On Iraq: Think like Romans and admit we were beaten

One of the most disturbing aspects of contemporary America is its absolute determination to deceive itself. As the last U.S. soldiers and Marines leave Iraq, we have heard President Obama, Senator McCain, Defense Secretary Panetta, and numerous others speak as if U.S. forces accomplished something positive in Iraq. Indeed, our service personnel have been welcomed home as “liberators” and told — ominously — that there are other peoples in the world who yearn for the sort of liberation the United States brought to Iraqis.

What to make of this species of lunacy? In recent years it has been popular to compare the United States to the ancient Romans, at least in terms of military power and the geographic reach that military power can attain. This sort of historical nuttiness sells well in the media, the academy, and the mouths of war-mongering politicians like Senators McCain, Graham, and Lieberman, but it will not stand scrutiny.

The Romans were a superb military power that brought peace and prosperity to much of Europe for 500 years or more, and they brought it mostly by waging wars that literally annihilated their enemies. The precursors to the Roman peace were complete military victories that left Rome‘s enemies with no doubt that they had been totally defeated, and believing the beginning of wisdom was to become Rome‘s friend, or at least not cross Rome a second time. Reality was the pivotal component here. Rome’s enemies always knew they were defeated, one historian has written, and the Romans were always realistic and manly enough to know when they had won and — as important — when they had loss.

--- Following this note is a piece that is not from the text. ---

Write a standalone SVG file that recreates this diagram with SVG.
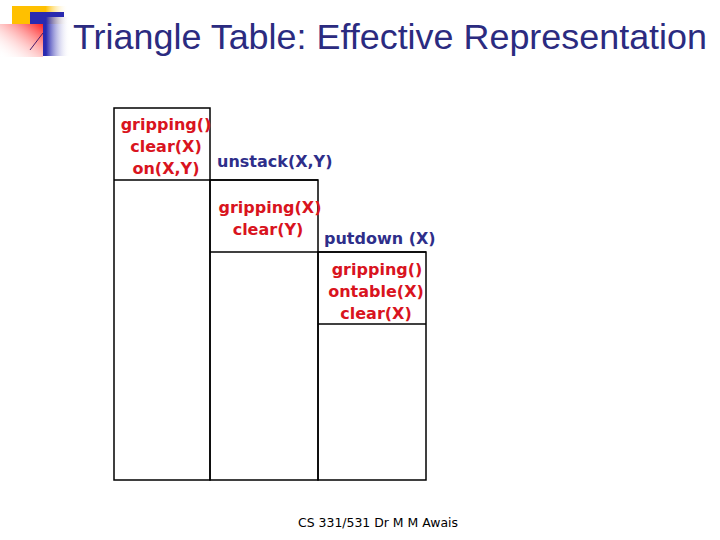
<svg xmlns="http://www.w3.org/2000/svg" width="720" height="540" viewBox="0 0 720 540">
<style>
.cell{fill:none;stroke:#000;stroke-width:1.5}
.red{font-family:"DejaVu Sans",Verdana,sans-serif;font-weight:bold;font-size:16px;fill:#d9141e;text-anchor:middle}
.blue{font-family:"DejaVu Sans",Verdana,sans-serif;font-weight:bold;font-size:16px;fill:#2e2e8a}
.title{font-family:"Liberation Sans",Arial,sans-serif;font-size:35px;fill:#2b2b80}
.foot{font-family:"DejaVu Sans",Tahoma,sans-serif;font-size:13px;fill:#000}
</style>
<defs>
<linearGradient id="gy" x1="0" y1="0" x2="1" y2="0">
<stop offset="0" stop-color="#ffc000"/><stop offset="0.6" stop-color="#ffc000"/><stop offset="1" stop-color="#fff" stop-opacity="0"/>
</linearGradient>
<linearGradient id="gb" x1="0" y1="0" x2="1" y2="0">
<stop offset="0" stop-color="#2a2ab0"/><stop offset="0.4" stop-color="#2a2ab0"/><stop offset="1" stop-color="#fff" stop-opacity="0"/>
</linearGradient>
<linearGradient id="gr" x1="1" y1="0" x2="0" y2="1">
<stop offset="0" stop-color="#ff2020"/><stop offset="1" stop-color="#fff" stop-opacity="0"/>
</linearGradient>
</defs>
<g id="logo">
<rect x="12" y="6" width="56" height="18" fill="url(#gy)"/>
<rect x="30" y="12" width="34" height="5" fill="#2a2ab0"/>
<rect x="30" y="17" width="40" height="39" fill="url(#gb)"/>
<rect x="0" y="24" width="43" height="33" fill="#fff"/>
<rect x="0" y="24" width="43" height="33" fill="url(#gr)"/>
<line x1="30" y1="50" x2="43" y2="33" stroke="#4a1a6a" stroke-width="1"/>
</g>
<text class="title" x="73" y="49" textLength="634" lengthAdjust="spacingAndGlyphs">Triangle Table: Effective Representation</text>
<g id="table">
<rect class="cell" x="114" y="108" width="96" height="372"/>
<line class="cell" x1="114" y1="180" x2="318" y2="180"/>
<rect class="cell" x="210" y="180" width="108" height="300"/>
<line class="cell" x1="210" y1="252" x2="426" y2="252"/>
<rect class="cell" x="318" y="252" width="108" height="228"/>
<line class="cell" x1="318" y1="324" x2="426" y2="324"/>
</g>
<g id="cell1">
<text class="red" x="166" y="130">gripping()</text>
<text class="red" x="166" y="152">clear(X)</text>
<text class="red" x="166" y="174">on(X,Y)</text>
</g>
<g id="op1"><text class="blue" x="217" y="167">unstack(X,Y)</text></g>
<g id="cell2">
<text class="red" x="270" y="213">gripping(X)</text>
<text class="red" x="268" y="235">clear(Y)</text>
</g>
<g id="op2"><text class="blue" x="324" y="244">putdown (X)</text></g>
<g id="cell3">
<text class="red" x="377" y="275">gripping()</text>
<text class="red" x="376" y="297">ontable(X)</text>
<text class="red" x="376" y="319">clear(X)</text>
</g>
<text class="foot" x="298" y="527" textLength="160" lengthAdjust="spacingAndGlyphs">CS 331/531 Dr M M Awais</text>
</svg>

The evolving aftermath of the Iraq war in the American mind proves that, at least among our bipartisan governing elite, there is not a single Roman to be found. In Iraq, the United States was defeated in every conceivable way. Not one of Washington’s clearly delineated war aims was accomplished. The Sunni-based tyranny of Saddam Hussein has been replaced by a Shia-dominated tyranny whose leader’s contempt for the United States is so strong that he did not bother to wait until the last U.S. soldier departed before starting what will be a relentless persecution of Iraq’s Sunni minority. For Obama and McCain, this sort of tyranny is acceptable because Maliki and his Shia thugs won office in a fair but meaningless election. For Obama, McCain and their ilk the important thing is just having an election, the fact that an election simply delivers a replacement tyranny is irrelevant.